* Given material:
· · ·

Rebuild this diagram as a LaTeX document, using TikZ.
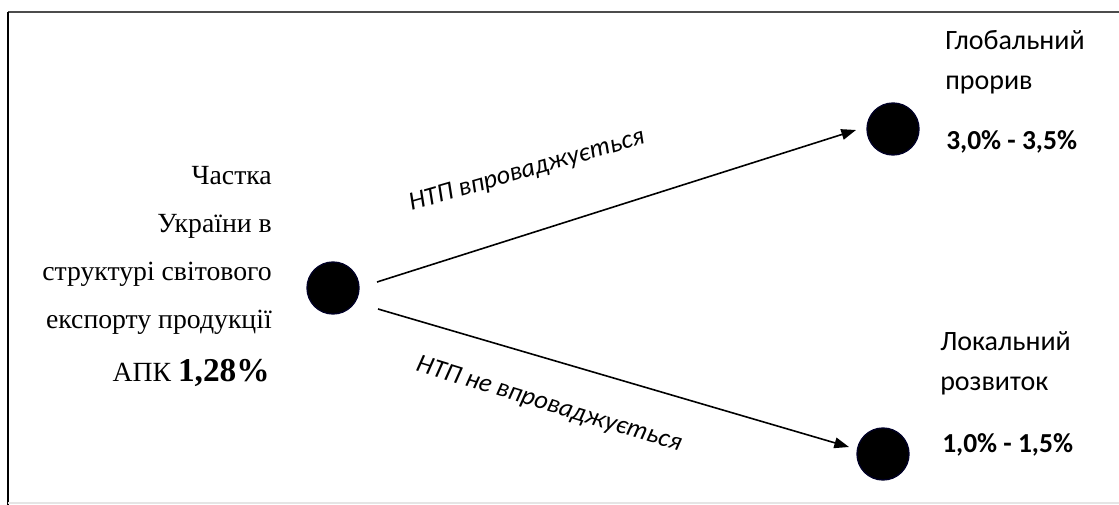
\documentclass[tikz,border=0pt]{standalone}
\usepackage{fontspec}
\setmainfont{Liberation Serif}
\newfontfamily\calib{Carlito}
\usetikzlibrary{arrows.meta}
\begin{document}
\begin{tikzpicture}[x=0.75pt,y=-0.75pt,
  dot/.style={circle,fill=black,draw=black!85!blue,line width=1pt,minimum size=39pt,inner sep=0pt},
  arr/.style={line width=1.2pt,-{Triangle[length=11pt,width=8pt]}},
  lefttxt/.style={anchor=base east,inner sep=0pt,font=\fontsize{20.8pt}{24pt}\selectfont},
  righttxt/.style={anchor=base west,inner sep=0pt,font=\calib\fontsize{21pt}{24pt}\selectfont},
  rightnum/.style={anchor=base west,inner sep=0pt,font=\calib\bfseries\fontsize{20.6pt}{24pt}\selectfont},
  lbl/.style={inner sep=0pt,font=\calib\itshape\fontsize{19.6pt}{23pt}\selectfont}]
\useasboundingbox (0,0) rectangle (1119,505);
% frame
\draw[black!70,line width=1.2pt] (8,12) -- (1119,12);
\draw[black,line width=1.8pt] (8,12) -- (8,505);
\draw[black!10,line width=1pt] (8,503) -- (1119,503);
% dots
\node[dot] (src) at (333,288) {};
\node[dot] (glob) at (893,129) {};
\node[dot] (loc) at (883,454) {};
% arrows
\coordinate (a1) at (377,282);
\coordinate (b1) at (856,130);
\coordinate (a2) at (378,309);
\coordinate (b2) at (849,447);
\draw[arr] (a1) -- (b1);
\draw[arr] (a2) -- (b2);
% labels on arrows
\node[lbl,rotate=16] (l1) at (527,171) {НТП впроваджується};
\node[lbl,rotate=-17] (l2) at (549,405) {НТП не впроваджується};
% left text
\node[lefttxt] (t1) at (272,185) {Частка};
\node[lefttxt] (t2) at (272,233) {України в};
\node[lefttxt] (t3) at (272,281) {структурі світового};
\node[lefttxt] (t4) at (272,329) {експорту продукції};
\node[lefttxt] (t5) at (270,381) {АПК {\bfseries\fontsize{25pt}{28pt}\selectfont 1,28\%}};
% right texts
\node[righttxt] (g1) at (945,50) {Глобальний};
\node[righttxt] (g2) at (945,90) {прорив};
\node[rightnum] (g3) at (946,150) {3,0\% - 3,5\%};
\node[righttxt] (r1) at (940,350) {Локальний};
\node[righttxt] (r2) at (940,390) {розвиток};
\node[rightnum] (r3) at (942,452) {1,0\% - 1,5\%};
\end{tikzpicture}
\end{document}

· · ·

Copy out each line exactly, without the pictures.

* Solution to the exercise:
Rebuild this diagram as a LaTeX document, using TikZ.
\documentclass[tikz,border=0pt]{standalone}
\usepackage{fontspec}
\setmainfont{Liberation Serif}
\newfontfamily\calib{Carlito}
\usetikzlibrary{arrows.meta}
\begin{document}
\begin{tikzpicture}[x=0.75pt,y=-0.75pt,
  dot/.style={circle,fill=black,draw=black!85!blue,line width=1pt,minimum size=39pt,inner sep=0pt},
  arr/.style={line width=1.2pt,-{Triangle[length=11pt,width=8pt]}},
  lefttxt/.style={anchor=base east,inner sep=0pt,font=\fontsize{20.8pt}{24pt}\selectfont},
  righttxt/.style={anchor=base west,inner sep=0pt,font=\calib\fontsize{21pt}{24pt}\selectfont},
  rightnum/.style={anchor=base west,inner sep=0pt,font=\calib\bfseries\fontsize{20.6pt}{24pt}\selectfont},
  lbl/.style={inner sep=0pt,font=\calib\itshape\fontsize{19.6pt}{23pt}\selectfont}]
\useasboundingbox (0,0) rectangle (1119,505);
% frame
\draw[black!70,line width=1.2pt] (8,12) -- (1119,12);
\draw[black,line width=1.8pt] (8,12) -- (8,505);
\draw[black!10,line width=1pt] (8,503) -- (1119,503);
% dots
\node[dot] (src) at (333,288) {};
\node[dot] (glob) at (893,129) {};
\node[dot] (loc) at (883,454) {};
% arrows
\coordinate (a1) at (377,282);
\coordinate (b1) at (856,130);
\coordinate (a2) at (378,309);
\coordinate (b2) at (849,447);
\draw[arr] (a1) -- (b1);
\draw[arr] (a2) -- (b2);
% labels on arrows
\node[lbl,rotate=16] (l1) at (527,171) {НТП впроваджується};
\node[lbl,rotate=-17] (l2) at (549,405) {НТП не впроваджується};
% left text
\node[lefttxt] (t1) at (272,185) {Частка};
\node[lefttxt] (t2) at (272,233) {України в};
\node[lefttxt] (t3) at (272,281) {структурі світового};
\node[lefttxt] (t4) at (272,329) {експорту продукції};
\node[lefttxt] (t5) at (270,381) {АПК {\bfseries\fontsize{25pt}{28pt}\selectfont 1,28\%}};
% right texts
\node[righttxt] (g1) at (945,50) {Глобальний};
\node[righttxt] (g2) at (945,90) {прорив};
\node[rightnum] (g3) at (946,150) {3,0\% - 3,5\%};
\node[righttxt] (r1) at (940,350) {Локальний};
\node[righttxt] (r2) at (940,390) {розвиток};
\node[rightnum] (r3) at (942,452) {1,0\% - 1,5\%};
\end{tikzpicture}
\end{document}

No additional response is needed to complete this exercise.